**Work to complete:** Transcribe all of the records precisely as they are presented.

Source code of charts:
--- --- ---

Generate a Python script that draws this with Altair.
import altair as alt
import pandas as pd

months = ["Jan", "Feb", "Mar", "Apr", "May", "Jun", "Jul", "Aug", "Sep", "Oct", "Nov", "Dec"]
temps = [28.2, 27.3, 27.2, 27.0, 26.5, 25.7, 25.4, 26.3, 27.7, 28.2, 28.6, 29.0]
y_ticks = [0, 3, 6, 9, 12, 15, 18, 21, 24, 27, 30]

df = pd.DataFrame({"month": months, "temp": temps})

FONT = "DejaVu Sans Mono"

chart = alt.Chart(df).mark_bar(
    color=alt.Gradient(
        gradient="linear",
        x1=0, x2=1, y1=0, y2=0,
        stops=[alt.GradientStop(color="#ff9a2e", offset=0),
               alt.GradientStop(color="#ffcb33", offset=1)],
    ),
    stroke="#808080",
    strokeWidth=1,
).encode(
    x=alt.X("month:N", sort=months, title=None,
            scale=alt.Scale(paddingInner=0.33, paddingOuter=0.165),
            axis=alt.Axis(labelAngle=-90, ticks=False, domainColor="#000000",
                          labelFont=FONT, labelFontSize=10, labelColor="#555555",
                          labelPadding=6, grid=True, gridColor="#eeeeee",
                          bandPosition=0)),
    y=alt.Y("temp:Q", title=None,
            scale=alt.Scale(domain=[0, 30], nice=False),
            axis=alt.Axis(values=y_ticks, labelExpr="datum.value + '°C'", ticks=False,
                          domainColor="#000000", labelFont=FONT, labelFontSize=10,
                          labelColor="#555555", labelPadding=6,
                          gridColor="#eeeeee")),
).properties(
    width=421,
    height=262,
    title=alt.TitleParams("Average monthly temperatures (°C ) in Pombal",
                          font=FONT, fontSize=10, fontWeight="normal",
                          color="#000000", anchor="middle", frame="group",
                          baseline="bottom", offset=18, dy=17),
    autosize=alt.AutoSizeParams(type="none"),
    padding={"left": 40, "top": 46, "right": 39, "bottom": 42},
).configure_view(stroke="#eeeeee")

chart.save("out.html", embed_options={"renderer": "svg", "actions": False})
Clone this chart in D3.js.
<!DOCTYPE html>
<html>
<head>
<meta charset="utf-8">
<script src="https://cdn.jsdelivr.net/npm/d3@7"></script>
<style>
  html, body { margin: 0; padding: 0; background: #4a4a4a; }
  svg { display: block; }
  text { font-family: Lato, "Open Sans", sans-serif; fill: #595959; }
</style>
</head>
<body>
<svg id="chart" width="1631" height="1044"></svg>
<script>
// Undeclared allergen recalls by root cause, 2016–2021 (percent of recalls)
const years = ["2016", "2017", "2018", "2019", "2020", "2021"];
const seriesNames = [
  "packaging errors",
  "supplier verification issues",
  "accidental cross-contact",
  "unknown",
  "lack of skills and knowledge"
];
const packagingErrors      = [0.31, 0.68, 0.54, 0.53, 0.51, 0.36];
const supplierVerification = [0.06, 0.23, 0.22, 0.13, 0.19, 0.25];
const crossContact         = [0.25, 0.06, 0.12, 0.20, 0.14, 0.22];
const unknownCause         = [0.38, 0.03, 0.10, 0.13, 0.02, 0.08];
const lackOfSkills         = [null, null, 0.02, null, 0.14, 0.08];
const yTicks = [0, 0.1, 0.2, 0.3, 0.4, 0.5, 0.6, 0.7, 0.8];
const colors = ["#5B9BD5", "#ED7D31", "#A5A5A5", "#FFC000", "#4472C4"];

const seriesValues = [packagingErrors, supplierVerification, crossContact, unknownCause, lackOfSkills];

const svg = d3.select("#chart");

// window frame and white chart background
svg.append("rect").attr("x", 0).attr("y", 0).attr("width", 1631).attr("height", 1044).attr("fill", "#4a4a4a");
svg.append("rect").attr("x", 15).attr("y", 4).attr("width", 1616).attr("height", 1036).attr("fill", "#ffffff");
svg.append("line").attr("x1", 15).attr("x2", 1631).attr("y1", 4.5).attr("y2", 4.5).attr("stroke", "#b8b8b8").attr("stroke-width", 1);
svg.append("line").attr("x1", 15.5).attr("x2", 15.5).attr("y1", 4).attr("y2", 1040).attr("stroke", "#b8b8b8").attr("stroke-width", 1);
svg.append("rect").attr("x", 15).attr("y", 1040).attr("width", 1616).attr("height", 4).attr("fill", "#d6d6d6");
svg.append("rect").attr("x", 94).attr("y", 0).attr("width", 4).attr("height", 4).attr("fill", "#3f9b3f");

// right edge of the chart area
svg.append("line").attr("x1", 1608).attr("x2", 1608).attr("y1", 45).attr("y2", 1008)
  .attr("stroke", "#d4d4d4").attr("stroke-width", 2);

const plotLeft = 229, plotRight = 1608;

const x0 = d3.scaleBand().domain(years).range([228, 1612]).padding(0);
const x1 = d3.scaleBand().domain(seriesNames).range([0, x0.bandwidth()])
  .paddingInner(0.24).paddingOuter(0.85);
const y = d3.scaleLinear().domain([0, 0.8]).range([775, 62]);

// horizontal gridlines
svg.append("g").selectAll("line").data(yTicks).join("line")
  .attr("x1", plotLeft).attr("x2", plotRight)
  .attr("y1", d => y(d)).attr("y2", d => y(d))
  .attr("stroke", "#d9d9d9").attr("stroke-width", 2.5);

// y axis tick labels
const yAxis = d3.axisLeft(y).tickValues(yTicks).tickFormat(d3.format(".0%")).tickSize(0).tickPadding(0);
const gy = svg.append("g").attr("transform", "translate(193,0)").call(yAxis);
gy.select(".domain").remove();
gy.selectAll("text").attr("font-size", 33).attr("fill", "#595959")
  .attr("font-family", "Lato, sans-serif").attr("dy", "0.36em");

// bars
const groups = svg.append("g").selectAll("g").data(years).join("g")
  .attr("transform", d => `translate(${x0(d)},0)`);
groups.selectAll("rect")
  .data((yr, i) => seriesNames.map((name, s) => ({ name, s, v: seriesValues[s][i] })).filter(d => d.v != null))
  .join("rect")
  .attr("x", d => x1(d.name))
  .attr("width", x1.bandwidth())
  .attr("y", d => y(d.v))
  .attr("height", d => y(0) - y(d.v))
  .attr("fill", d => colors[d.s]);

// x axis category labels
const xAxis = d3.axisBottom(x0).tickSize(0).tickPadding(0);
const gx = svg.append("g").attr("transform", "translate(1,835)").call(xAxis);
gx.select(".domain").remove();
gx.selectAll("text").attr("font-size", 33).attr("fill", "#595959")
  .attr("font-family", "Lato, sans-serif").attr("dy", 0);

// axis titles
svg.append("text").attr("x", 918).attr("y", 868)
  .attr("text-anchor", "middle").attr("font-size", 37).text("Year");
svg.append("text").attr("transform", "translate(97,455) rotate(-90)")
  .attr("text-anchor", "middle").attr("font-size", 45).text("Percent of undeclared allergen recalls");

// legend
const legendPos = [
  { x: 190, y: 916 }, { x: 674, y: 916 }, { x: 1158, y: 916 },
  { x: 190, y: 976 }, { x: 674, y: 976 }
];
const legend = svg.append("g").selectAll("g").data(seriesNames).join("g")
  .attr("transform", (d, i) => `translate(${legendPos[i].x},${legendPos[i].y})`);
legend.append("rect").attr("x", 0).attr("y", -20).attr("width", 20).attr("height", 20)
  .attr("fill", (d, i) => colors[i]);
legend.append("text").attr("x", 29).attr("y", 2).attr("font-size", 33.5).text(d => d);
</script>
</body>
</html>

--- --- ---

**Exercise solution:**
Generate a Python script that draws this with Altair.
import altair as alt
import pandas as pd

months = ["Jan", "Feb", "Mar", "Apr", "May", "Jun", "Jul", "Aug", "Sep", "Oct", "Nov", "Dec"]
temps = [28.2, 27.3, 27.2, 27.0, 26.5, 25.7, 25.4, 26.3, 27.7, 28.2, 28.6, 29.0]
y_ticks = [0, 3, 6, 9, 12, 15, 18, 21, 24, 27, 30]

df = pd.DataFrame({"month": months, "temp": temps})

FONT = "DejaVu Sans Mono"

chart = alt.Chart(df).mark_bar(
    color=alt.Gradient(
        gradient="linear",
        x1=0, x2=1, y1=0, y2=0,
        stops=[alt.GradientStop(color="#ff9a2e", offset=0),
               alt.GradientStop(color="#ffcb33", offset=1)],
    ),
    stroke="#808080",
    strokeWidth=1,
).encode(
    x=alt.X("month:N", sort=months, title=None,
            scale=alt.Scale(paddingInner=0.33, paddingOuter=0.165),
            axis=alt.Axis(labelAngle=-90, ticks=False, domainColor="#000000",
                          labelFont=FONT, labelFontSize=10, labelColor="#555555",
                          labelPadding=6, grid=True, gridColor="#eeeeee",
                          bandPosition=0)),
    y=alt.Y("temp:Q", title=None,
            scale=alt.Scale(domain=[0, 30], nice=False),
            axis=alt.Axis(values=y_ticks, labelExpr="datum.value + '°C'", ticks=False,
                          domainColor="#000000", labelFont=FONT, labelFontSize=10,
                          labelColor="#555555", labelPadding=6,
                          gridColor="#eeeeee")),
).properties(
    width=421,
    height=262,
    title=alt.TitleParams("Average monthly temperatures (°C ) in Pombal",
                          font=FONT, fontSize=10, fontWeight="normal",
                          color="#000000", anchor="middle", frame="group",
                          baseline="bottom", offset=18, dy=17),
    autosize=alt.AutoSizeParams(type="none"),
    padding={"left": 40, "top": 46, "right": 39, "bottom": 42},
).configure_view(stroke="#eeeeee")

chart.save("out.html", embed_options={"renderer": "svg", "actions": False})
Clone this chart in D3.js.
<!DOCTYPE html>
<html>
<head>
<meta charset="utf-8">
<script src="https://cdn.jsdelivr.net/npm/d3@7"></script>
<style>
  html, body { margin: 0; padding: 0; background: #4a4a4a; }
  svg { display: block; }
  text { font-family: Lato, "Open Sans", sans-serif; fill: #595959; }
</style>
</head>
<body>
<svg id="chart" width="1631" height="1044"></svg>
<script>
// Undeclared allergen recalls by root cause, 2016–2021 (percent of recalls)
const years = ["2016", "2017", "2018", "2019", "2020", "2021"];
const seriesNames = [
  "packaging errors",
  "supplier verification issues",
  "accidental cross-contact",
  "unknown",
  "lack of skills and knowledge"
];
const packagingErrors      = [0.31, 0.68, 0.54, 0.53, 0.51, 0.36];
const supplierVerification = [0.06, 0.23, 0.22, 0.13, 0.19, 0.25];
const crossContact         = [0.25, 0.06, 0.12, 0.20, 0.14, 0.22];
const unknownCause         = [0.38, 0.03, 0.10, 0.13, 0.02, 0.08];
const lackOfSkills         = [null, null, 0.02, null, 0.14, 0.08];
const yTicks = [0, 0.1, 0.2, 0.3, 0.4, 0.5, 0.6, 0.7, 0.8];
const colors = ["#5B9BD5", "#ED7D31", "#A5A5A5", "#FFC000", "#4472C4"];

const seriesValues = [packagingErrors, supplierVerification, crossContact, unknownCause, lackOfSkills];

const svg = d3.select("#chart");

// window frame and white chart background
svg.append("rect").attr("x", 0).attr("y", 0).attr("width", 1631).attr("height", 1044).attr("fill", "#4a4a4a");
svg.append("rect").attr("x", 15).attr("y", 4).attr("width", 1616).attr("height", 1036).attr("fill", "#ffffff");
svg.append("line").attr("x1", 15).attr("x2", 1631).attr("y1", 4.5).attr("y2", 4.5).attr("stroke", "#b8b8b8").attr("stroke-width", 1);
svg.append("line").attr("x1", 15.5).attr("x2", 15.5).attr("y1", 4).attr("y2", 1040).attr("stroke", "#b8b8b8").attr("stroke-width", 1);
svg.append("rect").attr("x", 15).attr("y", 1040).attr("width", 1616).attr("height", 4).attr("fill", "#d6d6d6");
svg.append("rect").attr("x", 94).attr("y", 0).attr("width", 4).attr("height", 4).attr("fill", "#3f9b3f");

// right edge of the chart area
svg.append("line").attr("x1", 1608).attr("x2", 1608).attr("y1", 45).attr("y2", 1008)
  .attr("stroke", "#d4d4d4").attr("stroke-width", 2);

const plotLeft = 229, plotRight = 1608;

const x0 = d3.scaleBand().domain(years).range([228, 1612]).padding(0);
const x1 = d3.scaleBand().domain(seriesNames).range([0, x0.bandwidth()])
  .paddingInner(0.24).paddingOuter(0.85);
const y = d3.scaleLinear().domain([0, 0.8]).range([775, 62]);

// horizontal gridlines
svg.append("g").selectAll("line").data(yTicks).join("line")
  .attr("x1", plotLeft).attr("x2", plotRight)
  .attr("y1", d => y(d)).attr("y2", d => y(d))
  .attr("stroke", "#d9d9d9").attr("stroke-width", 2.5);

// y axis tick labels
const yAxis = d3.axisLeft(y).tickValues(yTicks).tickFormat(d3.format(".0%")).tickSize(0).tickPadding(0);
const gy = svg.append("g").attr("transform", "translate(193,0)").call(yAxis);
gy.select(".domain").remove();
gy.selectAll("text").attr("font-size", 33).attr("fill", "#595959")
  .attr("font-family", "Lato, sans-serif").attr("dy", "0.36em");

// bars
const groups = svg.append("g").selectAll("g").data(years).join("g")
  .attr("transform", d => `translate(${x0(d)},0)`);
groups.selectAll("rect")
  .data((yr, i) => seriesNames.map((name, s) => ({ name, s, v: seriesValues[s][i] })).filter(d => d.v != null))
  .join("rect")
  .attr("x", d => x1(d.name))
  .attr("width", x1.bandwidth())
  .attr("y", d => y(d.v))
  .attr("height", d => y(0) - y(d.v))
  .attr("fill", d => colors[d.s]);

// x axis category labels
const xAxis = d3.axisBottom(x0).tickSize(0).tickPadding(0);
const gx = svg.append("g").attr("transform", "translate(1,835)").call(xAxis);
gx.select(".domain").remove();
gx.selectAll("text").attr("font-size", 33).attr("fill", "#595959")
  .attr("font-family", "Lato, sans-serif").attr("dy", 0);

// axis titles
svg.append("text").attr("x", 918).attr("y", 868)
  .attr("text-anchor", "middle").attr("font-size", 37).text("Year");
svg.append("text").attr("transform", "translate(97,455) rotate(-90)")
  .attr("text-anchor", "middle").attr("font-size", 45).text("Percent of undeclared allergen recalls");

// legend
const legendPos = [
  { x: 190, y: 916 }, { x: 674, y: 916 }, { x: 1158, y: 916 },
  { x: 190, y: 976 }, { x: 674, y: 976 }
];
const legend = svg.append("g").selectAll("g").data(seriesNames).join("g")
  .attr("transform", (d, i) => `translate(${legendPos[i].x},${legendPos[i].y})`);
legend.append("rect").attr("x", 0).attr("y", -20).attr("width", 20).attr("height", 20)
  .attr("fill", (d, i) => colors[i]);
legend.append("text").attr("x", 29).attr("y", 2).attr("font-size", 33.5).text(d => d);
</script>
</body>
</html>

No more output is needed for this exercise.